Like Ware, Free said there was no question the Vietnam veterans were treated poorly on their return home.

“When they had to take us out the back gate of Travis Air Force Base to keep us from getting spit on, yeah,” Free said.

Every Georgia veteran with honorable service between June 1, 1954 and May 15, 1975 is eligible to receive the Vietnam certificate,

Not everyone who attended the Saturday afternoon ceremony actually spent time in Vietnam.

Gilbert B. Espy, Silver Creek served with the Air Force in Thailand.

“We did our operations over the Ho Chi Minh Trail,” Espy said. “I was in psychological operations. When I got back we were not welcomed home.”
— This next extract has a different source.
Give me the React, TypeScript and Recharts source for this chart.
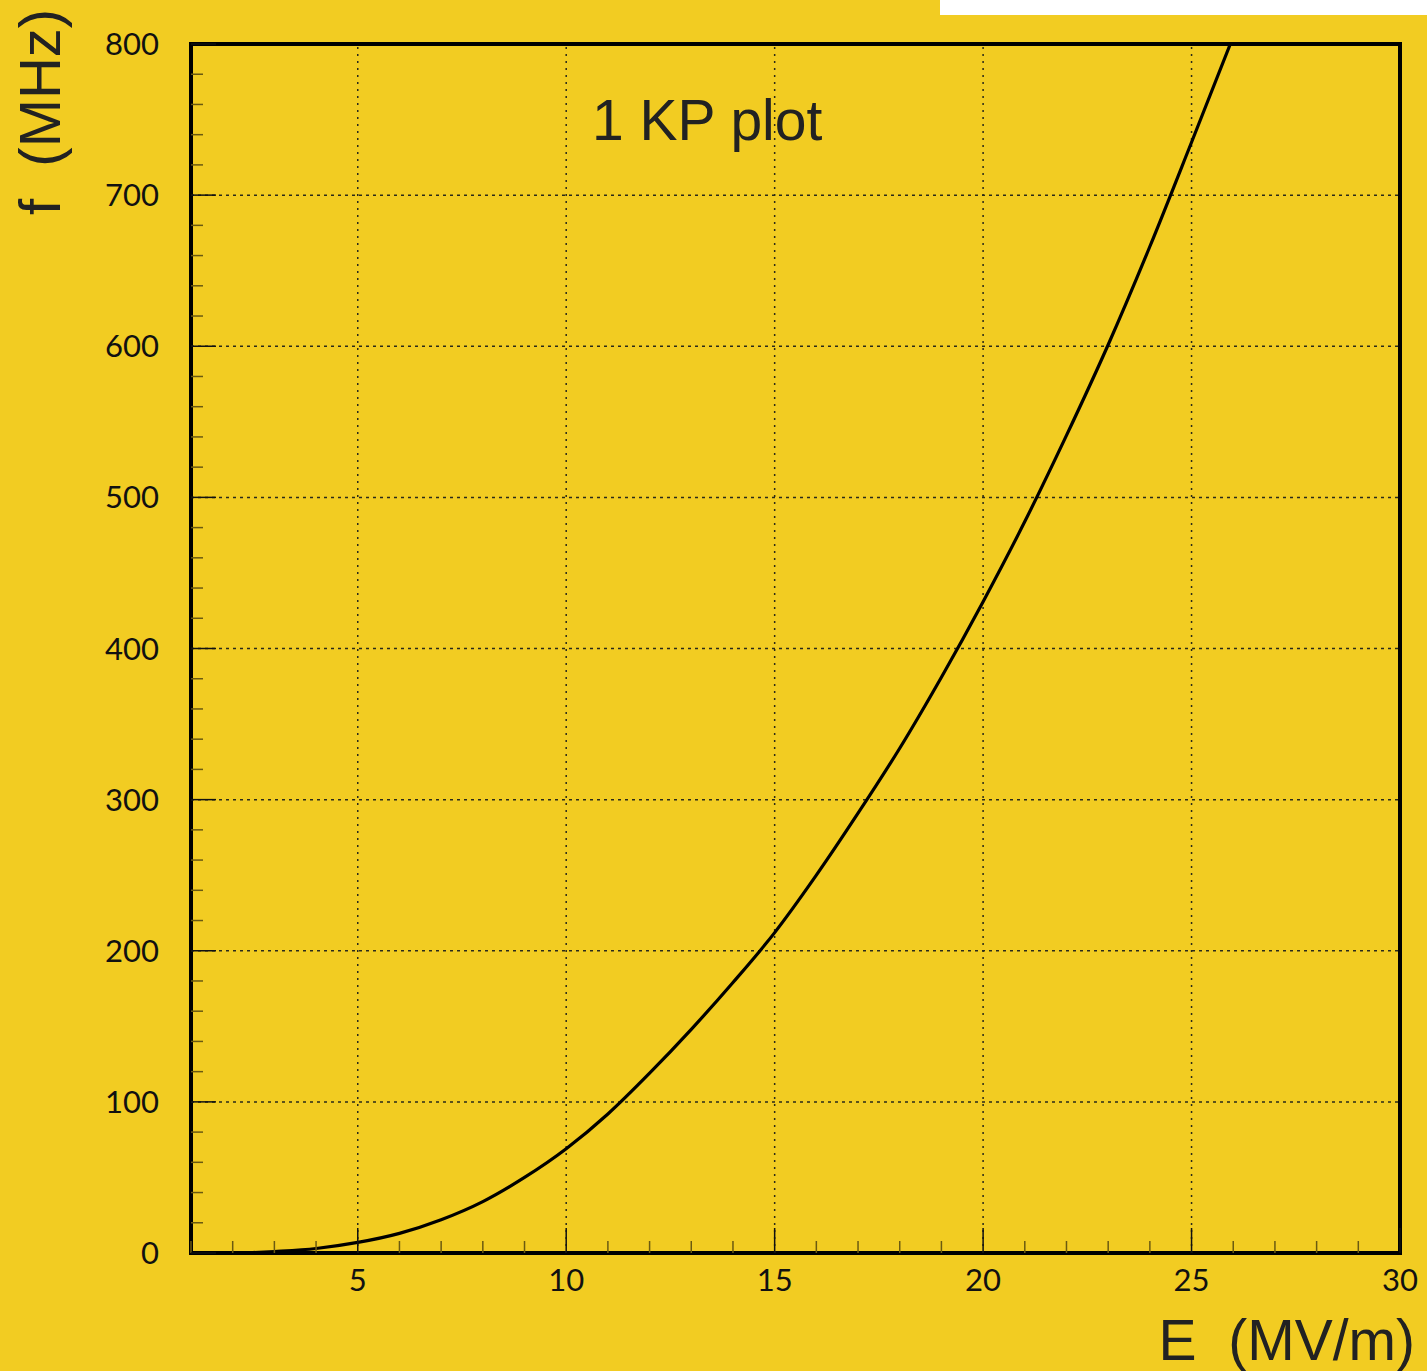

Bobby Graham was also in the Air Force and served at the Canadian border. He did not have to go to Vietnam during his hitch from 1966 to 1970.

“I was a jet engine mechanic and worked on the tankers that the Air Force used to refill B-52s with,” Graham said.

Since he didn’t go overseas, Graham said he didn’t face some of the issues those who went overseas had to deal with.

“I spent four years in 16 feet of snow a year but I didn’t feel a bit bad about it,” Graham said.

Commissioner Roby presented special lapel pins and certificates to each of the veterans to conclude the ceremony Saturday.